China's Premier Wen Jiabao has thrown himself personally into the cause. In an online chat with Chinese Web readers in early March, the scholarly Wen said that he loathed high-flying housing prices as he recalled old days of his whole family of five once living in less than 10 square meters in Tianjin, north China. He vowed to bring down the prices then. Wen was reportedly "flaming" on March 16, one day after he promised measures to curb asset bubbles at a press conference held at the Great Hall of the People after the closing of the annual NPC or parliamentary session, and the day when Beijing's three plots of land for development were auctioned at record highs, attracting torrents of criticism and cynicism.

As Prime Minister, Wen knows perfectly the catastrophic aftermath a bursting asset bubble had brought to Japan in the early 1990s, and then to the United States in 2008. A scarlet before his government is to prevent it from happening and wrecking havoc in China. For several months, the domestic and overseas media have bridled that this country is in the midst of a rapidly growing real estate bubble. It is by no means that the Central Government hasn't even heeded the danger.

China is indeed undergoing a process of a huge urbanization push which is to ratchet up demands for apartments and houses in all-tiers of cities.
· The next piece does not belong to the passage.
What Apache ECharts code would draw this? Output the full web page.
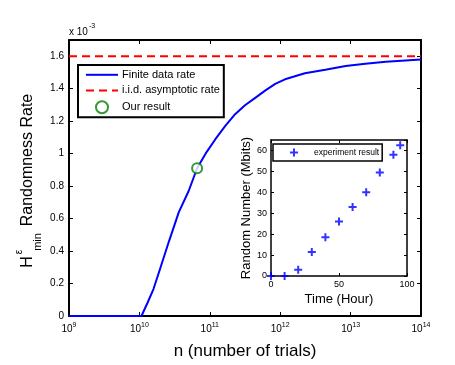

Last year, a record 3.8 trillion yuan (US$550 billion) of residential property was sold, an increase of roughly 80 percent from 2008, official statistics say. And, just because of the voracious demand, the market is easy to fall as prey to the speculators, who snap up properties on the expectation that would-be buyers are always there and prices will continue to rise, as it was the pattern for more than a decade. The result of housing manipulation – prices in cities like Shanghai and Beijing has reached the level of New York, London and Hong Kong.

The red-hot property market is hardly sustainable, most economists believe, for any healthy market must be centered on true consumption, while not speculation and manipulation by a handful for hefty profits. The Central Government's latest aggressive move of hiking down payment and mortgage rates, and shutting the door to buying third or more housing, is clearly aimed at combating speculation and discouraging investment. The impact is to be seen.

If the gamblers dare to buy more houses with cash in their ultimate hope to control market supply and gouge prices, Beijing is believed to have stored more ammunitions, including levying a property tax, to strike on the group who take chance. In addition to fighting market malfeasance, the public expect the government to roll out more affordable housings later this year to meet the demand of the urban poor and new migrants to the cities. After all, it is China's healthy economy at stake.